Deck : Il y a quelques années, on a été dans l’obligation de devoir faire un relativement gros concert avec quelques lumières devant beaucoup de personnes.
Branco : C’était pour le festival Coachella et on avait tout un show en tête, c’était un moment important. Mais il y a eu ce volcan qui a empêché tous les avions de partir d’Europe, et donc notre technicien lumière a eu des aventures rocambolesques. Il n’a pas pu arriver, il était en voiture à essayer d’arriver plus vite que le nuage de fumée, et donc il n’a pas pu décoller. On a alors fait le concert avec trois projecteurs et on a décidé de prendre le contre-pied total, ce qui s’est finalement avéré être l’un de nos meilleurs concerts. On a aussi été aidés par le coucher du soleil, qui est le plus beau projecteur du monde. C’était une expérience importante pour nous, car on s’est rendu compte que dans ces moments de crise, il faut retourner la table et partir sur autre chose. C’était génial comme moment, quand on a décidé de tout prendre à l’envers.
LFB : Si je vous demandais comment est-ce que vous envisagez les vingt prochaines années pour Phoenix, que me diriez-vous ?
Branco : C’est dur, car là on commence à atteindre des âges où beaucoup de gens sont ridiculisés. En revanche, je pense qu’il y a toujours la possibilité d’inventer quelque chose de digne malgré le passif, les échecs que l’on a vu passer et tout ce qui s’est déjà produit. J’ai de l’espoir. Il y a des gens qui restent dignes et c’est vrai que le rock’n’roll n’est pas fait pour les personnes âgées. (rires) On a encore quelques années, mais quand même.
Deck : Oh tu sais, avec les prouesses de la chirurgie. (rires)
Branco : Il y a un challenge, ça c’est sûr. Quand on a commencé, on nous a dit que c’était impossible de chanter en anglais, d’être français et de faire des concerts partout dans le monde. On sait que les choses sont possibles, il suffit de trouver et toujours imaginer quelque chose de digne. Après, on peut aussi s’arrêter dans vingt-ans, qui le sait ? Ça demande une énergie folle de faire un disque et au bout d’un moment, l’organisme ne suffit plus, j’en suis sûr, du moins pour faire un bon disque. Dans vingt-ans, j’aurai soixante-neuf ans, donc l’affaire aura été pliée depuis un bout de temps déjà, le rideau sera tombé. (rires)

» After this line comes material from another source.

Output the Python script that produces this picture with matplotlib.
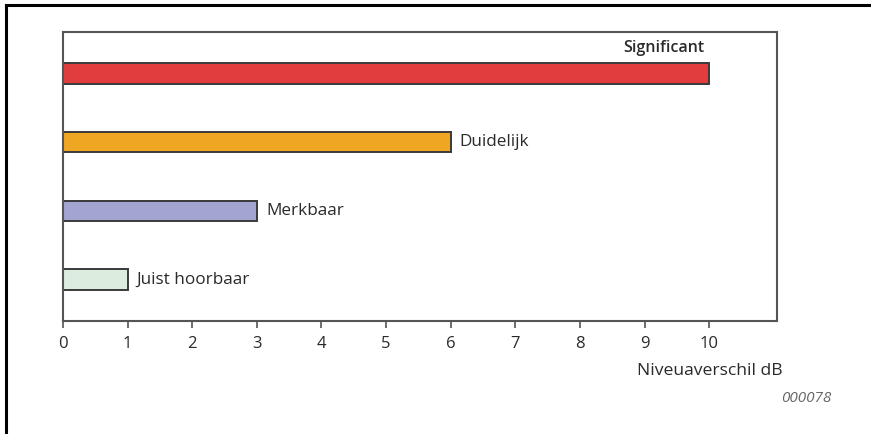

Deck : On est assez moyen-termiste comme groupe, on n’a jamais trop pensé en avance.
LFB : Enfin, je vais terminer avec une question un peu plus légère. Avez-vous des coups de cœur récents à partager avec nous ?
Deck : On aime bien parler des groupes avec lesquels on tourne. Là il y a eu Porches, qu’on adore, on le recommande vivement à tout le monde. Puis pour la tournée européenne, il y aura Sons of Raphael, qu’on adore aussi, et c’est le dernier groupe qui a collaboré avec Philippe Zdar.
Branco : On adore leur disque. J’ai aussi beaucoup aimé le film Nope, mais je ne vais plus trop au cinéma, je n’aime plus le cinéma de fiction, mais Robin (Robin Coudert, ndlr) qui est au clavier avec nous, m’a dit d’aller voir ce film et il est génial !
Deck : Il y a le livre de Maria Larrea, Les gens de Bilbao naissent où ils veulent, mais tout le monde en parle, tout le monde l’adore, donc est-ce qu’elle a vraiment besoin de nous ?
Branco : C’est une amie et lire le roman d’un ami, c’est toujours éprouvant, car on a peur que ce ne soit pas bien, et souvent ce n’est pas très bien quand même. (rires) Mais celui-ci c’est le contre-exemple parfait, il est superbe et il faut le lire.